Norbert Rakotomanga, Madagascar
Born in Antananarivo, Madagascar, Norbert Rakotomanga was mobilized in 1939 with the Regiment of Colonial Artillery of the Levant (RACL) and fought alongside the British army against the Afrikakorps in the Western Desert, including El Himeimat and the beginning of the second battle of El-Alamein, which changed the course of the war in North Africa.
He was awarded the War Cross, army corps in December 1942, with this citation: As a gunner, he “showed on 28 October 1942, courage at the position of Deir-El-Hima. Under a tight and precise bombardment of large caliber artillery, he continued his work with a lot of spirit giving an excellent example to his Malagasy comrades,” according to the report.
Rakotamanga fought in Tunisia, and Italy, and was promoted to marshal before he was “killed by shrapnel from enemy shells” at Frotey-les-Lure, France on 4 September 1944.
Recognition of some, not others
This recognition is yet another step towards understanding the big contribution made by African soldiers towards French liberation during WWII. Although many ultimately sacrificed their lives for France, African soldiers were not treated nor paid the same as French troops.
Their treatment after serving during WWII also illustrated the lack of equality as African soldiers were demobilized and sent back to West Africa.

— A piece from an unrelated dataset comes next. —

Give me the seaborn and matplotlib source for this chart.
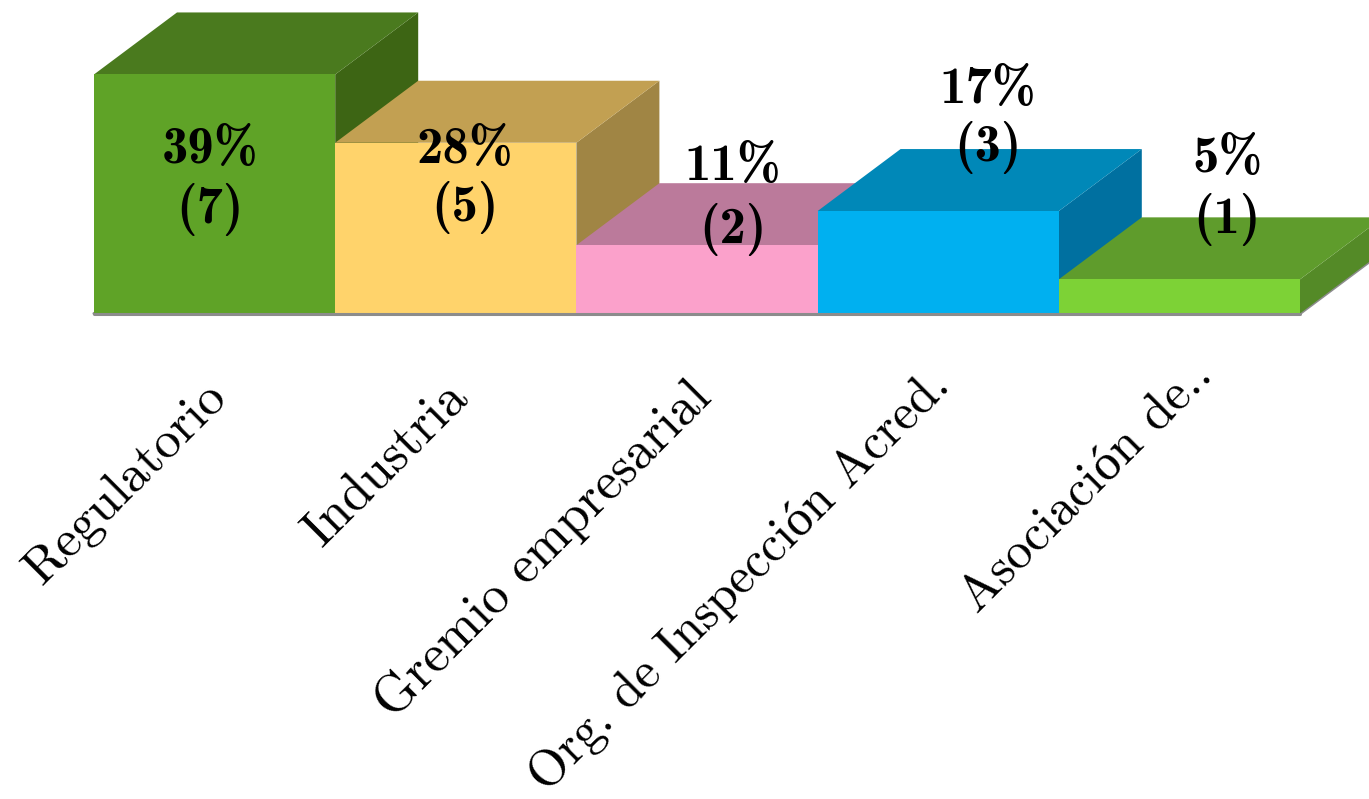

In December 1944, between 35 and 70 Senegalese infantrymen, depending on the source, were shot and killed by French Army troops in Thiaroye, a demobilization camp. Many were unarmed. They were protesting their poor benefits after serving the French state.

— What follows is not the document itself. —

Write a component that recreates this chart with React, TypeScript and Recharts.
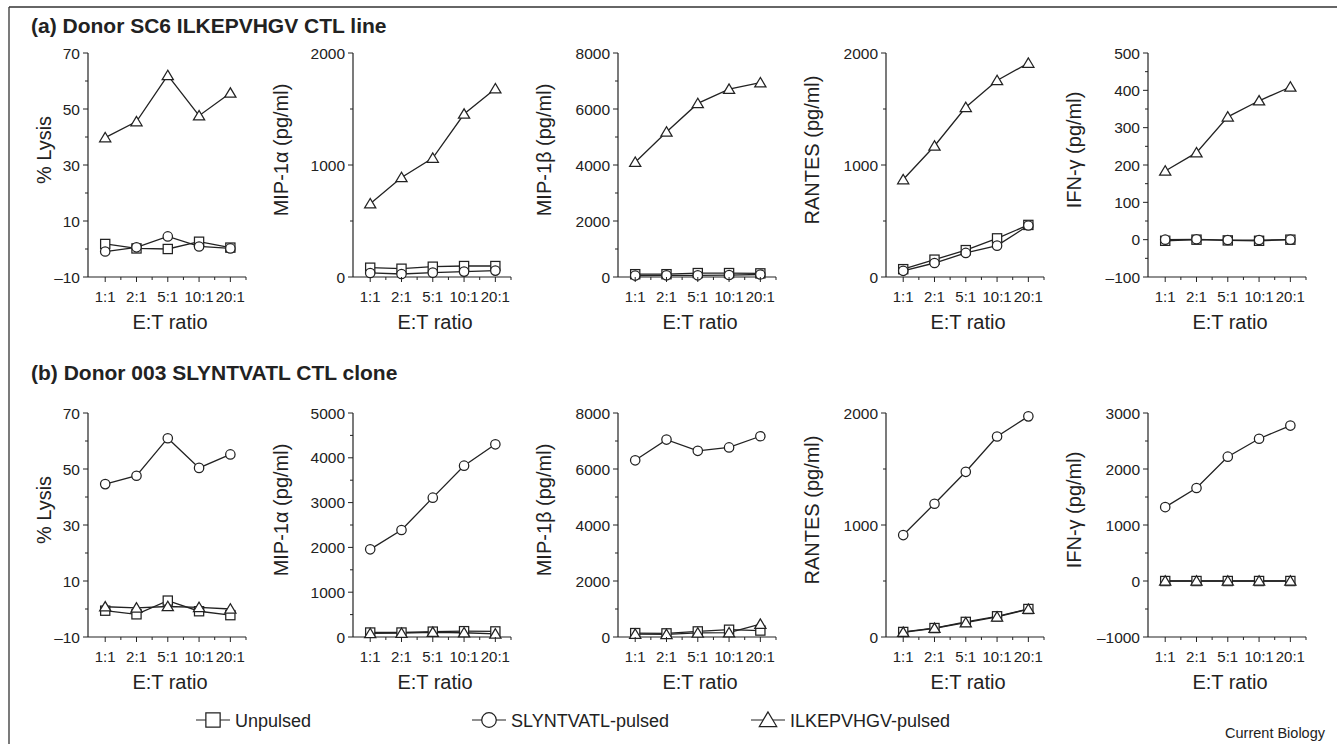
// Cytokine release vs lysis, two CTL donors — 2 rows x 5 small line panels.
import React from "react";
import { LineChart, Line, XAxis, YAxis } from "recharts";

const INK = "#222";
const FONT = '"Liberation Sans", Arial, Helvetica, sans-serif';

const RATIOS = ["1:1", "2:1", "5:1", "10:1", "20:1"];
const X_TICKS = [1, 1.5, 2, 2.5, 3, 3.5, 4, 4.5, 5, 5.5];

// y scales (all ticks, labelled ticks)
const LYSIS_TICKS = [-10, 0, 10, 20, 30, 40, 50, 60, 70];
const LYSIS_MAJOR = [-10, 10, 30, 50, 70];
const K2_TICKS = [0, 500, 1000, 1500, 2000];
const K2_MAJOR = [0, 1000, 2000];
const K5_TICKS = [0, 500, 1000, 1500, 2000, 2500, 3000, 3500, 4000, 4500, 5000];
const K5_MAJOR = [0, 1000, 2000, 3000, 4000, 5000];
const K8_TICKS = [0, 1000, 2000, 3000, 4000, 5000, 6000, 7000, 8000];
const K8_MAJOR = [0, 2000, 4000, 6000, 8000];
const IFN_A_TICKS = [-100, -50, 0, 50, 100, 150, 200, 250, 300, 350, 400, 450, 500];
const IFN_A_MAJOR = [-100, 0, 100, 200, 300, 400, 500];
const IFN_B_TICKS = [-1000, -500, 0, 500, 1000, 1500, 2000, 2500, 3000];
const IFN_B_MAJOR = [-1000, 0, 1000, 2000, 3000];

// (a) Donor SC6 ILKEPVHGV CTL line
const lysisA_unpulsed = [1.8, 0.2, 0, 2.6, 0.5];
const lysisA_slyntvatl = [-0.9, 0.6, 4.5, 0.9, 0.2];
const lysisA_ilkepvhgv = [39.8, 45.5, 62, 47.6, 55.7];
const mip1aA_unpulsed = [83, 74, 92, 98, 98];
const mip1aA_slyntvatl = [36, 27, 39, 48, 57];
const mip1aA_ilkepvhgv = [654, 889, 1062, 1455, 1681];
const mip1bA_unpulsed = [100, 100, 140, 140, 130];
const mip1bA_slyntvatl = [50, 60, 60, 70, 90];
const mip1bA_ilkepvhgv = [4100, 5180, 6200, 6710, 6940];
const rantesA_unpulsed = [70, 155, 240, 345, 465];
const rantesA_slyntvatl = [55, 125, 215, 280, 460];
const rantesA_ilkepvhgv = [870, 1170, 1515, 1755, 1910];
const ifnA_unpulsed = [-3, 0, -2, -3, 0];
const ifnA_slyntvatl = [0, 1, -1, -1, 0];
const ifnA_ilkepvhgv = [184, 233, 329, 372, 409];

// (b) Donor 003 SLYNTVATL CTL clone
const lysisB_unpulsed = [-0.6, -1.9, 3.0, -0.8, -2.2];
const lysisB_slyntvatl = [44.6, 47.6, 61, 50.4, 55.2];
const lysisB_ilkepvhgv = [0.8, 0.4, 0.9, 0.6, 0];
const mip1aB_unpulsed = [100, 100, 120, 130, 125];
const mip1aB_slyntvatl = [1957, 2388, 3110, 3824, 4301];
const mip1aB_ilkepvhgv = [80, 85, 105, 95, 70];
const mip1bB_unpulsed = [140, 130, 200, 260, 230];
const mip1bB_slyntvatl = [6310, 7050, 6650, 6770, 7170];
const mip1bB_ilkepvhgv = [105, 95, 145, 155, 460];
const rantesB_unpulsed = [45, 80, 135, 185, 250];
const rantesB_slyntvatl = [910, 1190, 1475, 1790, 1970];
const rantesB_ilkepvhgv = [42, 78, 128, 180, 248];
const ifnB_unpulsed = [0, 0, 0, 0, 0];
const ifnB_slyntvatl = [1320, 1660, 2220, 2540, 2775];
const ifnB_ilkepvhgv = [0, 0, 0, 0, 0];

type Panel = {
  title: string;
  titleOff: number;
  domain: [number, number];
  ticks: number[];
  majors: number[];
  series: [number[], number[], number[]];
};

const ROW_A: Panel[] = [
  { title: "% Lysis", titleOff: 44, domain: [-10, 70], ticks: LYSIS_TICKS, majors: LYSIS_MAJOR, series: [lysisA_unpulsed, lysisA_slyntvatl, lysisA_ilkepvhgv] },
  { title: "MIP-1α (pg/ml)", titleOff: 72, domain: [0, 2000], ticks: K2_TICKS, majors: K2_MAJOR, series: [mip1aA_unpulsed, mip1aA_slyntvatl, mip1aA_ilkepvhgv] },
  { title: "MIP-1β (pg/ml)", titleOff: 74, domain: [0, 8000], ticks: K8_TICKS, majors: K8_MAJOR, series: [mip1bA_unpulsed, mip1bA_slyntvatl, mip1bA_ilkepvhgv] },
  { title: "RANTES (pg/ml)", titleOff: 74, domain: [0, 2000], ticks: K2_TICKS, majors: K2_MAJOR, series: [rantesA_unpulsed, rantesA_slyntvatl, rantesA_ilkepvhgv] },
  { title: "IFN-γ (pg/ml)", titleOff: 74, domain: [-100, 500], ticks: IFN_A_TICKS, majors: IFN_A_MAJOR, series: [ifnA_unpulsed, ifnA_slyntvatl, ifnA_ilkepvhgv] },
];

const ROW_B: Panel[] = [
  { title: "% Lysis", titleOff: 44, domain: [-10, 70], ticks: LYSIS_TICKS, majors: LYSIS_MAJOR, series: [lysisB_unpulsed, lysisB_slyntvatl, lysisB_ilkepvhgv] },
  { title: "MIP-1α (pg/ml)", titleOff: 72, domain: [0, 5000], ticks: K5_TICKS, majors: K5_MAJOR, series: [mip1aB_unpulsed, mip1aB_slyntvatl, mip1aB_ilkepvhgv] },
  { title: "MIP-1β (pg/ml)", titleOff: 74, domain: [0, 8000], ticks: K8_TICKS, majors: K8_MAJOR, series: [mip1bB_unpulsed, mip1bB_slyntvatl, mip1bB_ilkepvhgv] },
  { title: "RANTES (pg/ml)", titleOff: 74, domain: [0, 2000], ticks: K2_TICKS, majors: K2_MAJOR, series: [rantesB_unpulsed, rantesB_slyntvatl, rantesB_ilkepvhgv] },
  { title: "IFN-γ (pg/ml)", titleOff: 74, domain: [-1000, 3000], ticks: IFN_B_TICKS, majors: IFN_B_MAJOR, series: [ifnB_unpulsed, ifnB_slyntvatl, ifnB_ilkepvhgv] },
];

const SERIES_KEYS = ["unpulsed", "slyntvatl", "ilkepvhgv"] as const;
type Kind = "square" | "circle" | "triangle";
const KINDS: Kind[] = ["square", "circle", "triangle"];

// layout (page px)
const AXIS_X = [88, 353, 618, 886, 1148];
const ROW_TOP = [53, 413];
const PLOT_W = 158;
const PLOT_H = 224;
const PAD_L = 90;
const PAD_T = 20;
const PAD_R = 12;
const X_AXIS_H = 60;

function Marker({ kind, cx, cy, s = 1 }: { kind: Kind; cx: number; cy: number; s?: number }) {
  const common = { fill: "#fff", stroke: INK, strokeWidth: 1.25 };
  if (kind === "square") {
    const h = 4.6 * s;
    return <rect x={cx - h} y={cy - h} width={2 * h} height={2 * h} {...common} />;
  }
  if (kind === "circle") return <circle cx={cx} cy={cy} r={4.7 * s} {...common} />;
  const w = 5.6 * s;
  const pts = `${cx},${cy - 5.2 * s} ${cx - w},${cy + 4.2 * s} ${cx + w},${cy + 4.2 * s}`;
  return <polygon points={pts} {...common} />;
}

const dotFor = (kind: Kind) => (p: any) => {
  if (p.cx == null || p.cy == null) return <g key={`${kind}-${p.index}`} />;
  return <Marker key={`${kind}-${p.index}`} kind={kind} cx={p.cx} cy={p.cy} />;
};

const fmt = (v: number) => (v < 0 ? `–${Math.abs(v)}` : String(v));

function PanelChart({ panel, axisX, top }: { panel: Panel; axisX: number; top: number }) {
  const data = RATIOS.map((r, i) => ({
    x: i + 1,
    ratio: r,
    unpulsed: panel.series[0][i],
    slyntvatl: panel.series[1][i],
    ilkepvhgv: panel.series[2][i],
  }));

  const xTick = (p: any) => {
    const v = p.payload.value as number;
    const major = Number.isInteger(v);
    return (
      <g>
        <line x1={p.x} x2={p.x} y1={p.y} y2={p.y + (major ? 5 : 3)} stroke={INK} />
        {major && (
          <text x={p.x} y={p.y + 25} textAnchor="middle" fontSize={15} fill={INK} fontFamily={FONT}>
            {RATIOS[v - 1]}
          </text>
        )}
      </g>
    );
  };

  const yTick = (p: any) => {
    const v = p.payload.value as number;
    const major = panel.majors.includes(v);
    return (
      <g>
        <line x1={p.x} x2={p.x - (major ? 5 : 3)} y1={p.y} y2={p.y} stroke={INK} />
        {major && (
          <text x={p.x - 8} y={p.y} dy="0.36em" textAnchor="end" fontSize={15.5} fill={INK} fontFamily={FONT}>
            {fmt(v)}
          </text>
        )}
      </g>
    );
  };

  const yTitle = (p: any) => {
    const vb = p.viewBox || {};
    const x = vb.x + vb.width - panel.titleOff;
    const y = vb.y + 97;
    return (
      <text x={x} y={y} transform={`rotate(-90 ${x} ${y})`} textAnchor="middle" dominantBaseline="central" fontSize={20} fill={INK} fontFamily={FONT}>
        {panel.title}
      </text>
    );
  };

  const xTitle = (p: any) => {
    const vb = p.viewBox || {};
    return (
      <text x={vb.x + vb.width / 2 + 3} y={vb.y + 52} textAnchor="middle" fontSize={20} fill={INK} fontFamily={FONT}>
        E:T ratio
      </text>
    );
  };

  return (
    <div style={{ position: "absolute", left: axisX - PAD_L, top: top - PAD_T }}>
      <LineChart
        width={PAD_L + PLOT_W + PAD_R}
        height={PAD_T + PLOT_H + X_AXIS_H}
        data={data}
        margin={{ top: PAD_T, right: PAD_R, bottom: 0, left: 0 }}
      >
        <XAxis
          type="number"
          dataKey="x"
          domain={[0.45, 5.5]}
          ticks={X_TICKS}
          interval={0}
          height={X_AXIS_H}
          tickSize={0}
          tickMargin={0}
          tickLine={false}
          axisLine={{ stroke: INK, strokeWidth: 1.2 }}
          tick={xTick}
          label={{ content: xTitle }}
        />
        <YAxis
          type="number"
          domain={panel.domain}
          ticks={panel.ticks}
          interval={0}
          width={PAD_L}
          tickSize={0}
          tickMargin={0}
          tickLine={false}
          axisLine={{ stroke: INK, strokeWidth: 1.2 }}
          tick={yTick}
          label={{ content: yTitle }}
        />
        {SERIES_KEYS.map((k, i) => (
          <Line
            key={k}
            dataKey={k}
            stroke={INK}
            strokeWidth={1.3}
            type="linear"
            dot={dotFor(KINDS[i])}
            activeDot={false}
            isAnimationActive={false}
          />
        ))}
      </LineChart>
    </div>
  );
}

const LEGEND = [
  { kind: "square" as Kind, label: "Unpulsed", x: 213 },
  { kind: "circle" as Kind, label: "SLYNTVATL-pulsed", x: 489 },
  { kind: "triangle" as Kind, label: "ILKEPVHGV-pulsed", x: 768 },
];

export default function App() {
  return (
    <div
      style={{
        position: "absolute",
        left: 0,
        top: 0,
        width: 1337,
        height: 744,
        overflow: "hidden",
        background: "#fff",
        fontFamily: FONT,
      }}
    >
      <svg width={1337} height={744} style={{ position: "absolute", left: 0, top: 0 }}>
        <line x1={9} y1={7} x2={1337} y2={7} stroke="#333" strokeWidth={1.3} />
        <line x1={9} y1={7} x2={9} y2={744} stroke="#333" strokeWidth={1.3} />
        <text x={31} y={33} fontSize={21} fontWeight="bold" fill={INK} fontFamily={FONT}>
          (a) Donor SC6 ILKEPVHGV CTL line
        </text>
        <text x={31} y={380} fontSize={21} fontWeight="bold" fill={INK} fontFamily={FONT}>
          (b) Donor 003 SLYNTVATL CTL clone
        </text>
        {LEGEND.map((l) => (
          <g key={l.label}>
            <line x1={l.x - 17} x2={l.x + 17} y1={720} y2={720} stroke={INK} strokeWidth={1.2} />
            <Marker kind={l.kind} cx={l.x} cy={720} s={1.55} />
            <text x={l.x + 22} y={726.5} fontSize={18} fill={INK} fontFamily={FONT}>
              {l.label}
            </text>
          </g>
        ))}
        <text x={1325} y={738} textAnchor="end" fontSize={14.5} fill={INK} fontFamily={FONT}>
          Current Biology
        </text>
      </svg>
      {ROW_A.map((p, i) => (
        <PanelChart key={`a-${i}`} panel={p} axisX={AXIS_X[i]} top={ROW_TOP[0]} />
      ))}
      {ROW_B.map((p, i) => (
        <PanelChart key={`b-${i}`} panel={p} axisX={AXIS_X[i]} top={ROW_TOP[1]} />
      ))}
    </div>
  );
}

Although former French President Francois Hollande recognized the killings as a “bloody repression” in 2012, little has been done to rectify the situation.
One man has called on French President Emmanuel Macron for justice. M’Bap Senghor was a Senegalese soldier who enlisted in 1939 to fight for France. Captured by the Germans, he became a POW for four years before being repatriated to Senegal, where he was killed in Thiaroye by French troops.
Senghor’s son, Biram Senghor, wrote an open letter to Macron in 2018, published in Le Monde newspaper, and in 2019, published in Les Obs, a French magazine, calling for the French state to exhume his father’s body, and to change his status from deserter to “Died for France”.
France’s junior Defense Minister Darrieussecq said at the release of the report that she is counting on senators, mayors, and municipal councils to consider re-naming public spaces in honour of the Africans who fought for France during WWII.